The output of an auction includes both the winning ad and its price. These must both be handled carefully since they could be vectors for leaking interest group membership information. This probably involves some opaque object — either something like an opaque fetch response or a novel on-device opaque computation result — which can enter later auctions and can be used for rendering and reporting (see below), but cannot be inspected directly.
Rendering an Ad
Once the winning ad has been selected, it must be rendered in the browser. Per our privacy goals, we don’t want the surrounding web site to be able to learn what interest groups its visitors are in, even when one of those interest groups leads to the ad on the page.
This calls for a new type of web page composition, in which content from different sources can appear on the same page but be unable to leak information to each other even if both sources would be willing to do so. Both direct communication (like postMessage) and side-channels (like correlated network activity) are privacy risks.
This new composition model is a separable problem, with multiple plausible solutions for our needs and with potential applications other than ads. We will publish an independent explainer on this topic.
Reporting and Accounting
In addition to a winning ad appearing on the screen, the other outcome of this process is a bunch of logging. This is crucial for at least three reasons: (1) winning bids cause money to change hands, (2) the results of auctions are part of a feedback loop that can affect the bidding in future auctions, and (3) logs are part of after-the-fact compliance auditing and fraud prevention.
In TURTLEDOVE I assumed availability of an Aggregated Reporting API; the current design state is in the Multi-Browser Aggregation Service Explainer (in WICG now). The on-device bidding code, the auction code, and the rendered ad could all use this API to get aggregate statistics on outcomes.

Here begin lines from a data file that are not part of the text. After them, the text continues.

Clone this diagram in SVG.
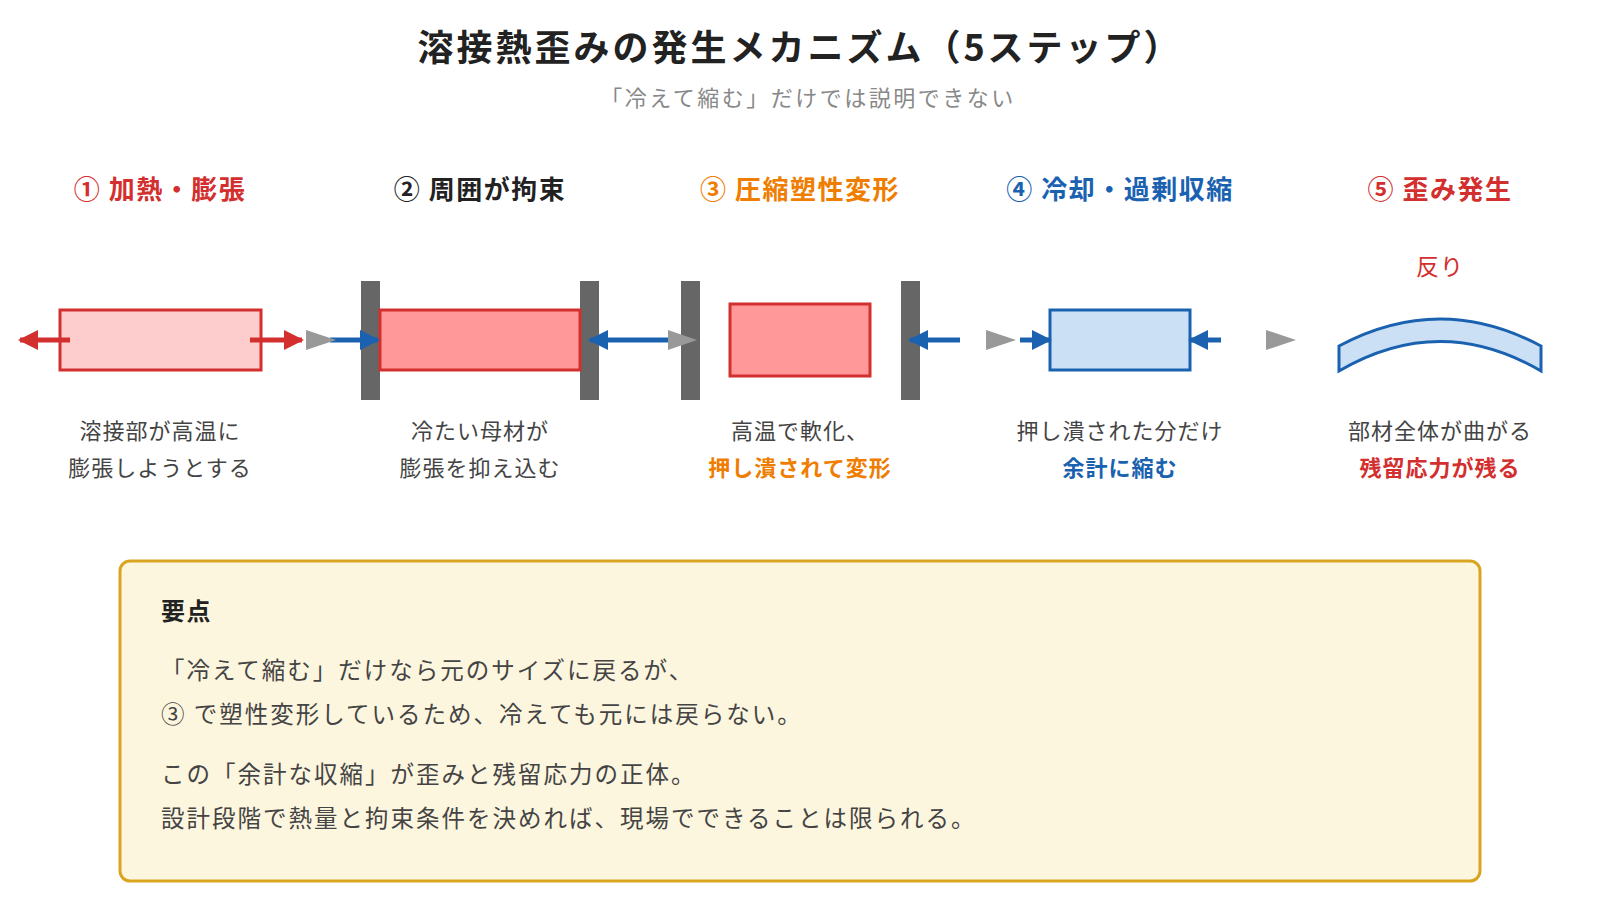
<svg xmlns="http://www.w3.org/2000/svg" width="1600" height="920" viewBox="0 0 1600 920">
<defs>
<style>
text{font-family:"Noto Sans CJK JP","Noto Sans",sans-serif;}
.t{font-size:36px;font-weight:bold;fill:#222;text-anchor:middle;letter-spacing:3px}
.sub{font-size:22px;fill:#888;text-anchor:middle;letter-spacing:2.5px}
.h{font-size:26px;font-weight:bold;text-anchor:middle;letter-spacing:1.5px}
.d{font-size:22px;fill:#444;text-anchor:middle;letter-spacing:1px}
.db{font-size:22px;font-weight:bold;text-anchor:middle;letter-spacing:1px}
.red{fill:#d32f2f}.org{fill:#ef7d00}.blu{fill:#1a62b0}.blk{fill:#222}
.wall{fill:#666}
.gt{fill:#999}
.la{stroke-width:5}
.p{font-size:23.5px;fill:#444;letter-spacing:2px}
</style>
<marker id="ar" viewBox="0 0 10 10" refX="9" refY="5" markerWidth="4" markerHeight="4" orient="auto-start-reverse"><path d="M0,0L10,5L0,10Z" fill="#d32f2f"/></marker>
<marker id="ab" viewBox="0 0 10 10" refX="9" refY="5" markerWidth="4" markerHeight="4" orient="auto-start-reverse"><path d="M0,0L10,5L0,10Z" fill="#1a62b0"/></marker>
</defs>
<rect width="1600" height="920" fill="#fff"/>
<text class="t" x="800" y="61">溶接熱歪みの発生メカニズム（5ステップ）</text>
<text class="sub" x="808" y="106">「冷えて縮む」だけでは説明できない</text>

<g id="step1">
<text class="h red" x="160" y="199">① 加熱・膨張</text>
<rect x="60" y="310" width="201" height="60" fill="#fdcccc" stroke="#d32f2f" stroke-width="3"/>
<text class="d" x="160" y="439">溶接部が高温に</text>
<text class="d" x="160" y="476">膨張しようとする</text>
</g>
<g id="step2">
<text class="h blk" x="480" y="199">② 周囲が拘束</text>
<rect class="wall" x="361" y="281" width="19" height="119"/>
<rect class="wall" x="580" y="281" width="19" height="119"/>
<rect x="380" y="310" width="200" height="60" fill="#ff9999" stroke="#d32f2f" stroke-width="3"/>
<text class="d" x="480" y="439">冷たい母材が</text>
<text class="d" x="480" y="476">膨張を抑え込む</text>
</g>
<g id="step3">
<text class="h org" x="800" y="199">③ 圧縮塑性変形</text>
<rect class="wall" x="681" y="281" width="19" height="119"/>
<rect class="wall" x="901" y="281" width="19" height="119"/>
<rect x="730" y="304" width="140" height="72" fill="#ff9999" stroke="#d32f2f" stroke-width="3"/>
<text class="d" x="800" y="439">高温で軟化、</text>
<text class="db org" x="800" y="476">押し潰されて変形</text>
</g>
<g id="step4">
<text class="h blu" x="1120" y="199">④ 冷却・過剰収縮</text>
<rect x="1050" y="310" width="140" height="60" fill="#cce0f5" stroke="#1a62b0" stroke-width="3"/>
<text class="d" x="1120" y="439">押し潰された分だけ</text>
<text class="db blu" x="1120" y="476">余計に縮む</text>
</g>
<g id="step5">
<text class="h red" x="1440" y="199">⑤ 歪み発生</text>
<text x="1440" y="275" font-size="23" fill="#d32f2f" text-anchor="middle" letter-spacing="1">反り</text>
<path d="M1339,346 Q1440,292 1541,346 L1541,371 Q1440,312 1339,371 Z" fill="#cce0f5" stroke="#1a62b0" stroke-width="3"/>
<text class="d" x="1440" y="439">部材全体が曲がる</text>
<text class="db red" x="1440" y="476">残留応力が残る</text>
</g>

<g id="connectors">
<line class="la" x1="70" y1="340" x2="20" y2="340" stroke="#d32f2f" marker-end="url(#ar)"/>
<line class="la" x1="250" y1="340" x2="302" y2="340" stroke="#d32f2f" marker-end="url(#ar)"/>
<line class="la" x1="330" y1="340" x2="378" y2="340" stroke="#1a62b0" marker-end="url(#ab)"/>
<line class="la" x1="680" y1="340" x2="590" y2="340" stroke="#1a62b0" marker-end="url(#ab)"/>
<line class="la" x1="960" y1="340" x2="910" y2="340" stroke="#1a62b0" marker-end="url(#ab)"/>
<line class="la" x1="1020" y1="340" x2="1050" y2="340" stroke="#1a62b0" marker-end="url(#ab)"/>
<line class="la" x1="1221" y1="340" x2="1190" y2="340" stroke="#1a62b0" marker-end="url(#ab)"/>
<path class="gt" d="M306,330L336,340L306,350Z"/>
<path class="gt" d="M668,330L697,340L668,350Z"/>
<path class="gt" d="M986,330L1016,340L986,350Z"/>
<path class="gt" d="M1266,330L1296,340L1266,350Z"/>
</g>

<g id="note">
<rect x="120" y="561" width="1360" height="320" rx="10" fill="#fdf6df" stroke="#d9a520" stroke-width="3"/>
<text x="161" y="620" font-size="24" font-weight="bold" fill="#222" letter-spacing="1.5">要点</text>
<text class="p" x="161" y="679">「冷えて縮む」だけなら元のサイズに戻るが、</text>
<text class="p" x="161" y="723">③ で塑性変形しているため、冷えても元には戻らない。</text>
<text class="p" x="161" y="783">この「余計な収縮」が歪みと残留応力の正体。</text>
<text class="p" x="161" y="827">設計段階で熱量と拘束条件を決めれば、現場でできることは限られる。</text>
</g>
</svg>
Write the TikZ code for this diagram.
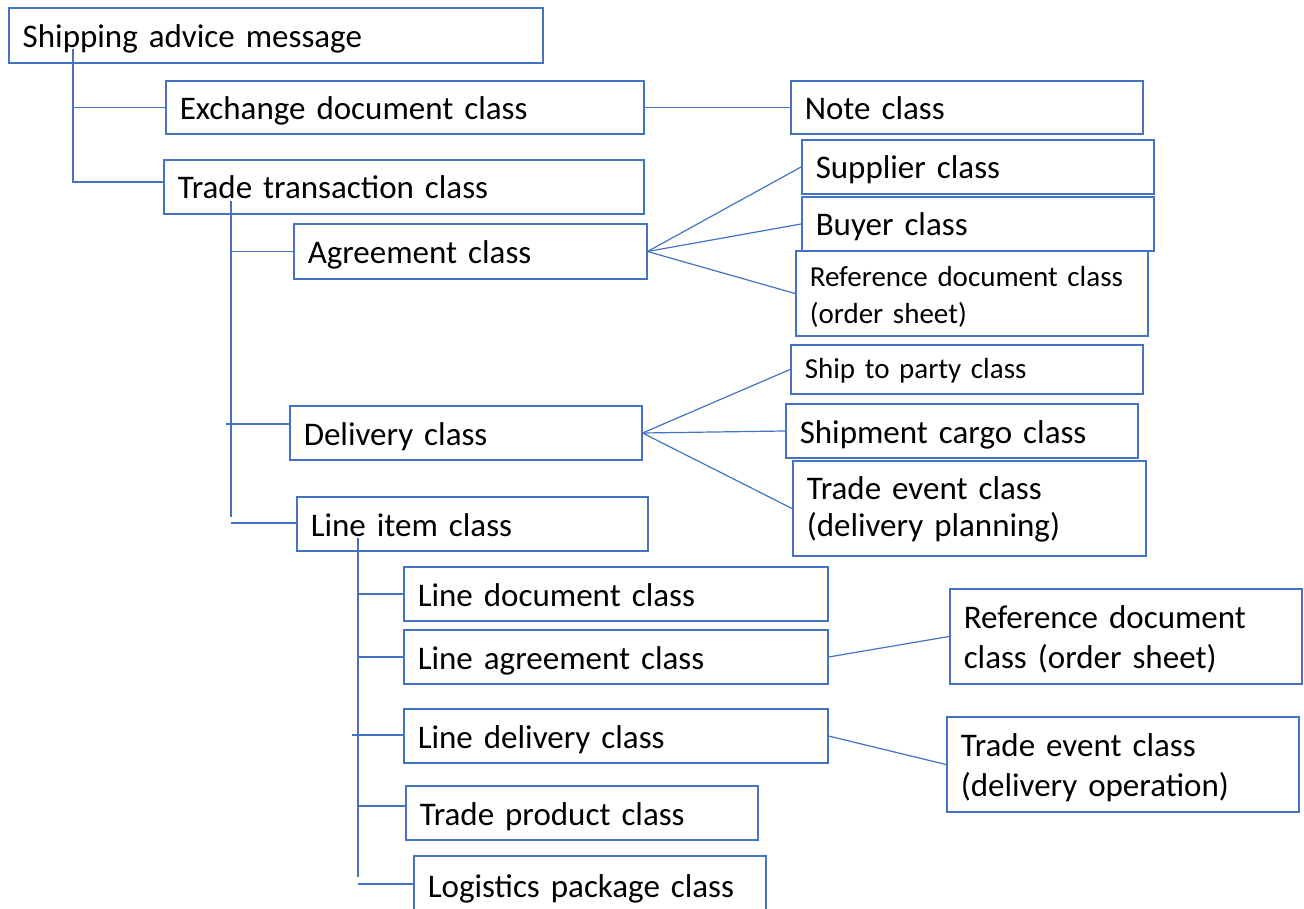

If bidding and auctions run instead on a trusted server, then the details of how that server shares outcome information with the auction participants are important: event-level information would still compromise our privacy goals if it becomes possible for ad networks to associate specific web page visits with specific interest groups after the fact (issue). So some appropriately private aggregated reporting is still needed, even if a trusted server makes its implementation easier.
Key open questions here include:
- What design, implementation, and testing decisions lead to a system robust enough that the various parties in the ads ecosystem trust it to handle data that directly affects revenue.
- How close to real time we can provide privacy-preserving insight into time-sensitive aggregate questions like win rate and remaining budget.
- What provisions we can make to support auditing use cases, which today might include tracking down discrepancies in individual events.
Whew
Thank you for reading, and sorry that even this high-level overview is so long.
We would welcome opinions on how to move this work forward. At this point, the work spans documents in two personal Github repos and several WICG and Web Advertising BG repos. I think the best path would be to move TURTLEDOVE into WICG, encourage the SPARROW authors to move it to WICG also, and work together to combine the two into a consensus design. But I’m open to other modes of work as well.